Awash in self-recrimination about politically correct sensitivity toward the differently abled, Jamie Foxx portrays Ray Charles’ hitherto unknown “spider sense.”

Awash in self-recrimination about politically correct sensitivity toward the differently abled, Jamie Foxx portrays Ray Charles’ hitherto unknown “spider sense.”

Rated 4.0

A couple of serious storytelling flaws can’t overshadow Jamie Foxx’s incredible work as Ray Charles in Ray, a movie that pretty much ensures Foxx won’t be making any more Booty Calls in the near future.

While some performers have received accolades in recent years for portraying real-life people (Will Smith in Ali, Greg Kinnear as Bob Crane in Auto Focus) they didn’t come close to nailing their characters to the level that Foxx nails Charles. All his physical mannerisms, including that tremendous smile, the constant swaying, and especially the keyboard playing—Foxx himself is an accomplished musician—are captured in a performance that will leave many mouths agape with awe.
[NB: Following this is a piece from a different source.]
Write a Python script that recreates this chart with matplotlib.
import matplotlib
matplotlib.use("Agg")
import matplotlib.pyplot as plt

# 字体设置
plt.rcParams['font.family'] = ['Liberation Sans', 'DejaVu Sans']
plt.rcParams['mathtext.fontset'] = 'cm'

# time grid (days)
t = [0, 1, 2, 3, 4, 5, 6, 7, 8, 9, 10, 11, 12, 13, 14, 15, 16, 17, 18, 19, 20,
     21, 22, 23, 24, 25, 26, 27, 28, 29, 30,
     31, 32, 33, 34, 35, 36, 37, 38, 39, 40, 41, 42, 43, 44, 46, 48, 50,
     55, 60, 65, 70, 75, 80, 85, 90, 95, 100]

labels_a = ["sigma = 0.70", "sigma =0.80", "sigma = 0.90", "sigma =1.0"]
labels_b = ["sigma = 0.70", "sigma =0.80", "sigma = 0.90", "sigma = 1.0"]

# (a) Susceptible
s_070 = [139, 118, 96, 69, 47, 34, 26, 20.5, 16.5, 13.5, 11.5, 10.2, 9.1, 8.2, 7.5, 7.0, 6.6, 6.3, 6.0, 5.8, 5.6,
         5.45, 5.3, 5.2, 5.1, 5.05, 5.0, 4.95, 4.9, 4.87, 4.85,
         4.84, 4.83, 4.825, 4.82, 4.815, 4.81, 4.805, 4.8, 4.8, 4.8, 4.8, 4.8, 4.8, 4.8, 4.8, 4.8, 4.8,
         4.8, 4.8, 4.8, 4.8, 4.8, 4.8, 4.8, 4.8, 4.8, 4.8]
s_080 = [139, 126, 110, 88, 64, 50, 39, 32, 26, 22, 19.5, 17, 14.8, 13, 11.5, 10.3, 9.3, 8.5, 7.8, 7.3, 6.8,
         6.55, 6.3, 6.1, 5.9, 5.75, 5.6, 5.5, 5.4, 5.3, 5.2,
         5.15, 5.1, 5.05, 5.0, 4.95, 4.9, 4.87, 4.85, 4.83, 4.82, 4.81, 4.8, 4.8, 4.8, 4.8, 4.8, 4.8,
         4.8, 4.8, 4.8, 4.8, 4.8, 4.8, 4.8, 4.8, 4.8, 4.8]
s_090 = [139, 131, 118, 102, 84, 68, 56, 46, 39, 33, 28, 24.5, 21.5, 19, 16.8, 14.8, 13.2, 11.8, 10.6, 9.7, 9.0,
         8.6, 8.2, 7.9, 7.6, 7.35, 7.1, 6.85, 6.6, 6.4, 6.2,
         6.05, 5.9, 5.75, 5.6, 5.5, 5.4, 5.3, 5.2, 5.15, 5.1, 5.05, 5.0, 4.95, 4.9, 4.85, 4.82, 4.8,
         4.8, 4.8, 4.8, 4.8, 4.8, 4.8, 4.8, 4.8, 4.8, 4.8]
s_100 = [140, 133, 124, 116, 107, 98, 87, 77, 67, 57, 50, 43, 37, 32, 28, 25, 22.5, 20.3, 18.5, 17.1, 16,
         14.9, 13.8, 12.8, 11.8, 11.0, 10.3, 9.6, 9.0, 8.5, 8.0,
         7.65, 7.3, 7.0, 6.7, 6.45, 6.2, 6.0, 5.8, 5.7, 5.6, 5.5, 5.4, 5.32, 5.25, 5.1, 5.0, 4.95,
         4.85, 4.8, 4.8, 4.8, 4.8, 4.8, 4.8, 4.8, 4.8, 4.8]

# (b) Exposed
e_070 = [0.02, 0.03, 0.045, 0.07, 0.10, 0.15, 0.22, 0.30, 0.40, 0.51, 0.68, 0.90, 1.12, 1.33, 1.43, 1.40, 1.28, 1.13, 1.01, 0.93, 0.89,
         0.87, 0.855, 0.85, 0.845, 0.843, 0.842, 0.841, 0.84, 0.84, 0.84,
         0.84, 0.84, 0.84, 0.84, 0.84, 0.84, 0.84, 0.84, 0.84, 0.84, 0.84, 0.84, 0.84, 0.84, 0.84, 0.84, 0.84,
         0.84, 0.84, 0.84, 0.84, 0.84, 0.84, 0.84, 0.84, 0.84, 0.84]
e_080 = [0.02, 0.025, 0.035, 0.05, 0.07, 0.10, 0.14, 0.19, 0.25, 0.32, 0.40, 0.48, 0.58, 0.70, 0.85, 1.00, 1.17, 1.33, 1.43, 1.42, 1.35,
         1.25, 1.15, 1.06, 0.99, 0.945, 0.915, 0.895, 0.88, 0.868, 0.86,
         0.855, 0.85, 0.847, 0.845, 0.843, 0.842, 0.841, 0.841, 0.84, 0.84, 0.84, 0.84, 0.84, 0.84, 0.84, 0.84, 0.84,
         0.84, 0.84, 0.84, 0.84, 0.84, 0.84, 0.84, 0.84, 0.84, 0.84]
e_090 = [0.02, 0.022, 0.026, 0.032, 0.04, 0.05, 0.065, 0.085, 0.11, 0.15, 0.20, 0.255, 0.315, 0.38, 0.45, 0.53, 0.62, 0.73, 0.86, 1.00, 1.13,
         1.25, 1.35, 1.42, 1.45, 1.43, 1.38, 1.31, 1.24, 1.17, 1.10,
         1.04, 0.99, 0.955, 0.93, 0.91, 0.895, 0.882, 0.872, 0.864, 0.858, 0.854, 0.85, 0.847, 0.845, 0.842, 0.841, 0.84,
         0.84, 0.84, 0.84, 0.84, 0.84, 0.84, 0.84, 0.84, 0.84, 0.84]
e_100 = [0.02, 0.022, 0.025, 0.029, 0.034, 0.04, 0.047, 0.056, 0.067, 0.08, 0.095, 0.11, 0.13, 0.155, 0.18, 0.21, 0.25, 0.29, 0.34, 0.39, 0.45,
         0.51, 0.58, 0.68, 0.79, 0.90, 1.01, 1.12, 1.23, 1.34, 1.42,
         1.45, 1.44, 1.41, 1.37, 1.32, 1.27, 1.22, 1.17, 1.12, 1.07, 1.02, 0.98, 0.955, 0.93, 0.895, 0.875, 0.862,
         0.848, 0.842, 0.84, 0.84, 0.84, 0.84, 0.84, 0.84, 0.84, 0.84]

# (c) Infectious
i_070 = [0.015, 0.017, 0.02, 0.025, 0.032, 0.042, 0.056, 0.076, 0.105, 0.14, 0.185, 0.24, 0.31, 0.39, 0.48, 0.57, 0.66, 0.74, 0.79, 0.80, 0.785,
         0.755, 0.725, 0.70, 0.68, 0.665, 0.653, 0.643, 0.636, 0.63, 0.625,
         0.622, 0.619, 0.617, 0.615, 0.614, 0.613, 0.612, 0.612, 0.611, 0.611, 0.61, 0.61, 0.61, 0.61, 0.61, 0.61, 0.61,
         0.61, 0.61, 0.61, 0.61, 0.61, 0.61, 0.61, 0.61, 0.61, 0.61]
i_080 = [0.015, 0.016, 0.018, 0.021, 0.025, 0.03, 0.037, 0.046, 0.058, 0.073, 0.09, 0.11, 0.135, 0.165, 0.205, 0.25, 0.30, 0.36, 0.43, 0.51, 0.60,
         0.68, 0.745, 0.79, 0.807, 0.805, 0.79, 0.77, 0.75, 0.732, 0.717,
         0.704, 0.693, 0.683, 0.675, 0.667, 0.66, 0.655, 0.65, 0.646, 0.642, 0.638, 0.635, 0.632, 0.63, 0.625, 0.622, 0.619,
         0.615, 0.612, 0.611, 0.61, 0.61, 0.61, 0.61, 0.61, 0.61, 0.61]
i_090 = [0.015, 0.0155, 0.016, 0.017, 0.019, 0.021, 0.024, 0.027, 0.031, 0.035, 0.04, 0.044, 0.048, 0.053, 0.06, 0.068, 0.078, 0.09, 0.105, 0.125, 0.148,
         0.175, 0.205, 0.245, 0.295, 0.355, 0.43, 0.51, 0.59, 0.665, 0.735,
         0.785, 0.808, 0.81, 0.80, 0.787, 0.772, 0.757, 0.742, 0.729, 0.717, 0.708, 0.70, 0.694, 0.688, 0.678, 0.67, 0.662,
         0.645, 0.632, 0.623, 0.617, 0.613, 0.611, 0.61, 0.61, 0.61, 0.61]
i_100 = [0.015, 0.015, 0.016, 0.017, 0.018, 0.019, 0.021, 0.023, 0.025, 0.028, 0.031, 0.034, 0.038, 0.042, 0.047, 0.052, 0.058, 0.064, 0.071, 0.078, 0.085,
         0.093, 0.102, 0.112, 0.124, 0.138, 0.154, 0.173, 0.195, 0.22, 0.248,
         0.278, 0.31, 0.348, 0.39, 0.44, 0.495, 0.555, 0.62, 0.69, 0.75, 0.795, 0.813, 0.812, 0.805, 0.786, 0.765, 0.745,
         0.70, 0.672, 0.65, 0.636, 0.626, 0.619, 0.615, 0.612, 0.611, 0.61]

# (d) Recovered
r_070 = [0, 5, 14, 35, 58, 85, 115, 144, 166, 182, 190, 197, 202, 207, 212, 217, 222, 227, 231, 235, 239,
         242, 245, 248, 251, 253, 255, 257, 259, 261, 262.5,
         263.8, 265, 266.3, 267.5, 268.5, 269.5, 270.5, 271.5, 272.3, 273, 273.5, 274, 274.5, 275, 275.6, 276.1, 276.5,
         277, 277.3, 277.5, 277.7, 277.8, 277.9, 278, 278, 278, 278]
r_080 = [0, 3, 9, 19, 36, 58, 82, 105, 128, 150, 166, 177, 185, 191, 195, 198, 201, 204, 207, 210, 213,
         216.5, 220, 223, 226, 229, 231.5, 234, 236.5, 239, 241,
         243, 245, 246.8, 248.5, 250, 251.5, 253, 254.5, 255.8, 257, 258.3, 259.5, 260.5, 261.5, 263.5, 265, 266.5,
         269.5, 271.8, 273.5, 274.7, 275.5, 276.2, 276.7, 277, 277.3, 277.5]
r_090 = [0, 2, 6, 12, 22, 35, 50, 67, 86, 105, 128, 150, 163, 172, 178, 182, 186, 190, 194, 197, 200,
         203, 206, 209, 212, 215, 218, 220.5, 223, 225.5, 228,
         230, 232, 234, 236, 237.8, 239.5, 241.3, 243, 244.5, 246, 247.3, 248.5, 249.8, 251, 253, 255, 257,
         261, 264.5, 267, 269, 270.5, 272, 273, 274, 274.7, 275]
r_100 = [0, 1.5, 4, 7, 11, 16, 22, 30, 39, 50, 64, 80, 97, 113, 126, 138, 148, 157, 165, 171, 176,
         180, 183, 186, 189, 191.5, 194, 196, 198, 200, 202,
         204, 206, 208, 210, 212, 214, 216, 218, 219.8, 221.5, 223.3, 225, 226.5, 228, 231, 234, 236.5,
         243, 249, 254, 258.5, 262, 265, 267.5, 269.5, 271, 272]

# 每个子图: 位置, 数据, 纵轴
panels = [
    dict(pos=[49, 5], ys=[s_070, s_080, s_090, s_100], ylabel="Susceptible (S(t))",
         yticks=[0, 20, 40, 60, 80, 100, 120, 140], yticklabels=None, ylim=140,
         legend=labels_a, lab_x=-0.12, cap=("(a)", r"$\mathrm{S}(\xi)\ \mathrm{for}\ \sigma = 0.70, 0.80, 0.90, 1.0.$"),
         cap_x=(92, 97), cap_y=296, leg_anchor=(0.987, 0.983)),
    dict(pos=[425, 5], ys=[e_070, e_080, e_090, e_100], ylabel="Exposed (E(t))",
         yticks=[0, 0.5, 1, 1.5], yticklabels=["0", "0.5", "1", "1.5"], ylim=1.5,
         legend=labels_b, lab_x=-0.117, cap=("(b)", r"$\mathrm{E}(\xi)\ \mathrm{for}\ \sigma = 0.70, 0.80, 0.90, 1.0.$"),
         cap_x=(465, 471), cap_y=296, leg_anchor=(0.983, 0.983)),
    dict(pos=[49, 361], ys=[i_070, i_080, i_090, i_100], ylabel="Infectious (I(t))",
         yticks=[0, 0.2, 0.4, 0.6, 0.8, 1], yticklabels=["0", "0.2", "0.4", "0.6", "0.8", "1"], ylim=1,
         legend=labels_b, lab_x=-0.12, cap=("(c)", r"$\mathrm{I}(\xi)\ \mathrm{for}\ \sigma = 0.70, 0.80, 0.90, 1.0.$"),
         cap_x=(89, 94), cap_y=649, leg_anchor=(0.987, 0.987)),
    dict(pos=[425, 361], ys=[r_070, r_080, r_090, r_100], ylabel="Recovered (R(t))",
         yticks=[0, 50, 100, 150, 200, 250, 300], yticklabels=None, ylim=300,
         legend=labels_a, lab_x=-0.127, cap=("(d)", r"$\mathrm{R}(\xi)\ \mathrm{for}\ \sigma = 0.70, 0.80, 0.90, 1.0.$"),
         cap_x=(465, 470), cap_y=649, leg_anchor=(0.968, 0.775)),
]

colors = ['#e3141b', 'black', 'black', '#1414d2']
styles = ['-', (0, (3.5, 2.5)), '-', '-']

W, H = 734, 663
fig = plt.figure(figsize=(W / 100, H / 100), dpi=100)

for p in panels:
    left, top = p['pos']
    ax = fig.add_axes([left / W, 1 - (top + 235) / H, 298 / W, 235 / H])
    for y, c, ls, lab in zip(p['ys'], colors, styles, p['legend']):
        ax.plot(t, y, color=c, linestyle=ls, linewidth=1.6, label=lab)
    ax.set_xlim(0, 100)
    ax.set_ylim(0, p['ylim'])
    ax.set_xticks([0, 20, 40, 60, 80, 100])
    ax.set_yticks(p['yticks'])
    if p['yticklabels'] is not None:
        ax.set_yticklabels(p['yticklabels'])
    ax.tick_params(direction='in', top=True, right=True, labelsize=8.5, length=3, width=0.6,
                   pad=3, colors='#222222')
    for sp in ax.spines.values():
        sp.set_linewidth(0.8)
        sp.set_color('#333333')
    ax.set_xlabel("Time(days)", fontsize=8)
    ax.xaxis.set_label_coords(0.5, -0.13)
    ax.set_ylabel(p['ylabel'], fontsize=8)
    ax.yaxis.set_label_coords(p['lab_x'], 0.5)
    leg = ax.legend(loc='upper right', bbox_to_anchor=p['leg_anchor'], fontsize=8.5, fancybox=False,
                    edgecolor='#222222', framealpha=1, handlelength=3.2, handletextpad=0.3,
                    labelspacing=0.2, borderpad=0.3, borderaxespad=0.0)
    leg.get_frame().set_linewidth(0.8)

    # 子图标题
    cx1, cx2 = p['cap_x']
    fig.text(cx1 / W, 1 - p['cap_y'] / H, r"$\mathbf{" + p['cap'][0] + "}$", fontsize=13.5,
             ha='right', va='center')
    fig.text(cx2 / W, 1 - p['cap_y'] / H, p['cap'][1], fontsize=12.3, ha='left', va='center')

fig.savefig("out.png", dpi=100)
Recordings—old and new—from Charles himself (who cooperated with director Taylor Hackford until his death last June) substitute for Foxx’s voice, who does an excellent job with the lip synch. A couple of moments when Foxx sings a few notes left me wondering if Hackford could’ve gotten away with Foxx doing his own singing. While nobody can replicate Charles’s incredible vocals, Foxx seems capable of delivering a worthy singing tribute. Had he more of a chance to do his own singing, his work here could’ve rivaled the likes of Sissy Spacek as Loretta Lynn in Coal Miner’s Daughter.
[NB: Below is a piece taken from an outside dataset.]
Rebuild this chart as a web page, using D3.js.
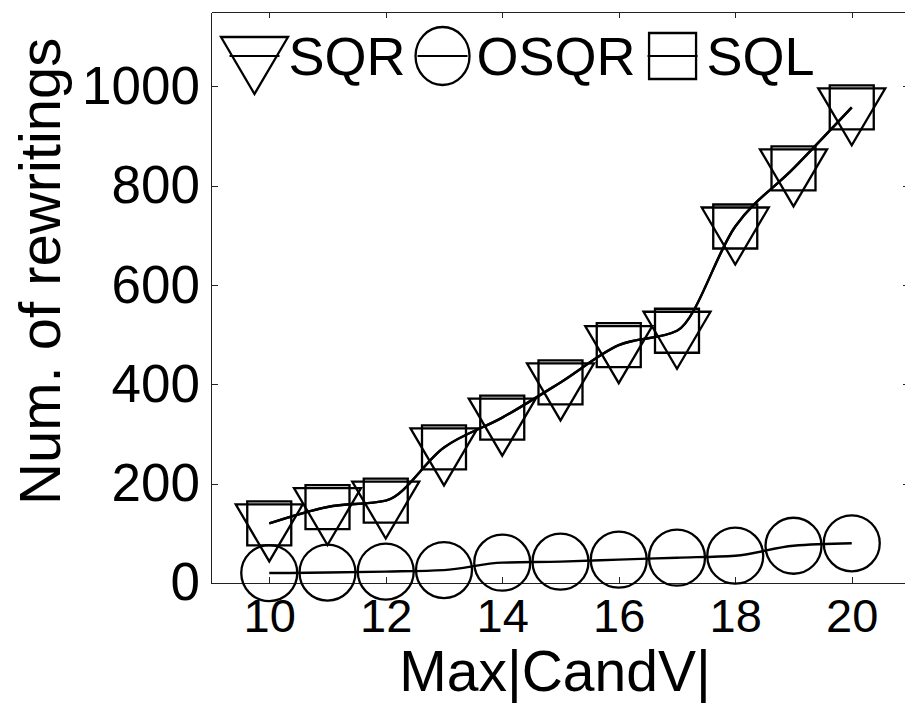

The film tells the Ray Charles story from his childhood, when he witnessed the drowning death of his younger brother and went blind at age 7, to 1979 where Charles was welcomed back to Georgia after being banned for refusing to play a segregated show. While dark aspects of the Charles story—mainly the drugs and womanizing—are covered in a seemingly honest and straightforward approach, one story thread takes a rather bizarre approach to a tragic occurrence.

There are moments when Foxx reaches into suitcases, or falls down and finds his hands thrashing around in water. This is meant to symbolize Charles’s lifelong struggle with guilt after doing nothing as he watched his younger brother drown in a bath basin. Hackford’s insistence on including this strangeness takes away from the picture’s sense of reality. Did Charles claim to have these sorts of hallucinations in real life? Showing Charles grabbing the dead, hallucinated limb of his younger brother in a suitcase seems like quite the narrative leap.

While the film is more than two and a half hours long, it could’ve been a little longer. It’s a shame that it skips from somewhere around 1965 (after Charles kicks a 20-year heroin addiction) to ‘79 and then ends. The 14-year skip feels abrupt for a film that has taken plenty of time in telling its story. These glitches keep the film from being a great biopic along the lines of Malcolm X.

In addition to the Foxx performance, something that helps the film rise above its faults is a screenplay that is willing to depict Charles’s unsavory side. While Foxx always keeps the legend likeable, the movie doesn’t shy away from the things that nearly derailed the man’s career and destroyed his family. The depiction of Charles’s first experimentation with heroin is devastating. Foxx sells this moment of Charles’s yearning to escape the darkness and boredom of his blindness with a heartbreaking honesty.

Supporting performances from Kerry Washington as Charles’ long-suffering wife and Regina King as backup singer/mistress Margie Hendricks are superb. And, of course, every time a Ray Charles song swells from the speakers, it’s bliss. The film is far from perfect, but Foxx is all but assured an Oscar nomination. In a strange movie year, Foxx’s candidacy seems to be the only sure thing right now.